As expected, I took a vacation from such tasks. My priorities for the week, in order: sleeping, watching movies, bicycling, eating out at least once each day, napping, reading, and more napping. I did take care of a few of the errands I had committed to the list, namely a visit to Hancock Fabrics for a button to fix my shorts and a zipper tab to fix my winter coat, and I donated a box of books to the Book Nook.

I like taking the first week of September off as I only need to use four days of PTO (as I automatically get Labor Day off) and the weather is usually going through a transition between summer and autumn. I intended to get in at least 100 miles of bicycling, but on a few days I found myself more in the mood to go jogging in the morning. I still managed about 73 miles, which isn’t too shabby.

I finished reading Film Magic by David Hutchison and read The Kon-Tiki Expidition, Thor Heyerdahl’s account of his South Pacific voyage in 1947 from Peru to the Tuamotu Islands via a balsa log raft of vintage Polynesian design. Both were good reads. I recommend the former to anyone interested in pre-CGI special effects and various film formats, and the latter to lovers of travel/adventure stories.

Though confined to the Cedar Valley, I managed to satisfy my various cravings with a mix of cheap in-&-out meals (Jimmy Johns, Pita Pit, Hy-Vee Chinese) and quality please-be-seated meals. Tuesday I feasted at Steamboat Gardens, enjoying two 99¢ Tugboats and a cool draw of PBR (!!!), all for $3.72. Can’t beat that!

Tuesday felt like summer: hot and windy. I nearly fried myself reading out on the beach at George Wyth. I considered finishing Film Magic with a couple pours of Millstream on the deck at the Cypress but when I bicycled by there was a sign on the door stating they were closed for that day only for renovations. I resigned to the old stand-by, the Panther Lounge, for the rest of that evening.

Wednesday I joined Sharina at Wasabi, the 1st St Hibachi restaurant, where we enjoyed scrumptious crunchy roles, red snapper and (types of sushi) for the criminally low price of $13. Thursday I dined at Rudy’s Tacos and kicked back with a couple cocktails in the Lava Lounge. Friday felt like autumn; nice and cool thanks to an overnight storm.
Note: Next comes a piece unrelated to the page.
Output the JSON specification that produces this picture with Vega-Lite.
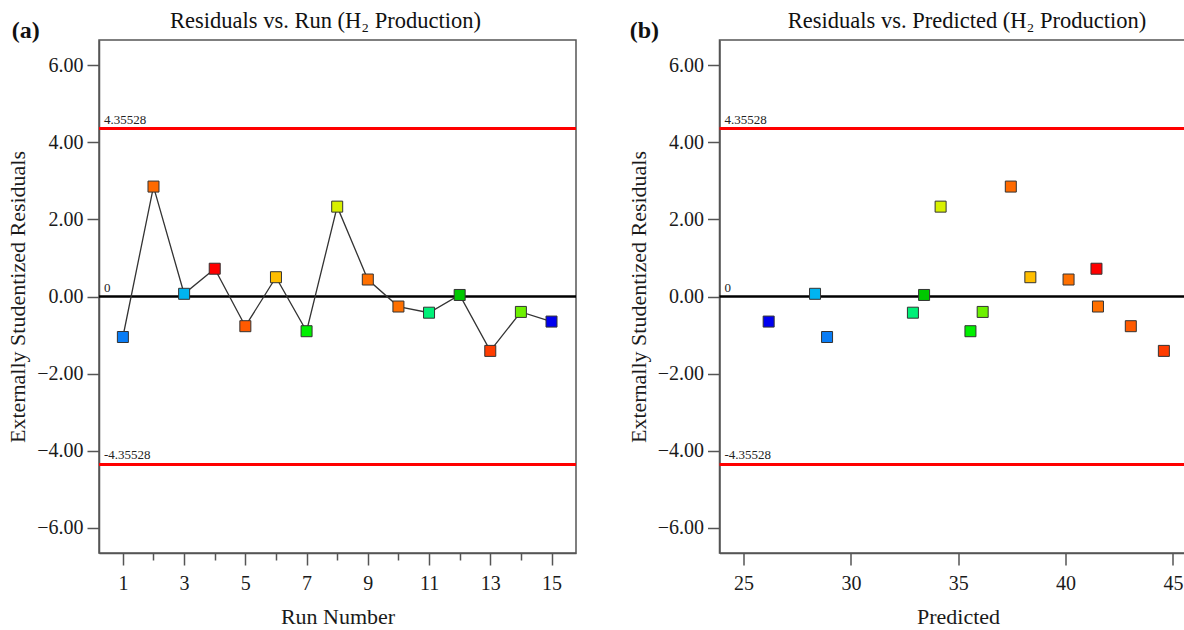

I finally subscribed to an online movie site – Hulu Plus, which offered a free one-month trial service. I went with Hulu over Netflix (for now) as Hulu has a bevy of Criterion films in their catalog, many of which I have wanted to see for years. Over my nine days off I watched Picnic at Hanging Rock, L’Atalante, Pandora’s Box, The Match Factory Girl, The Earrings of Madam de…, An Autumn Afternoon, Floating Weeds and The Only Son. All are great movies! The last three were made by Yasujiro Ozu, who also made Tokyo Story and Late Spring, which I’ve already seen and love both.

Saturday I joined Swestka at Highland Park for a revival of the old-time block parties they used to have each year. Joyce organized it and Dan manned the grills. Checker and the Bluetones provided quality live music. Joyce had asked Ben and I to man the beer kegs from 8:30-9:30pm but they had both been tapped out before our shift began. We helped tear down and spent the rest of the evening at the Ankrum’s, polishing off the remaining beer and burger patties and wrestling with their dogs.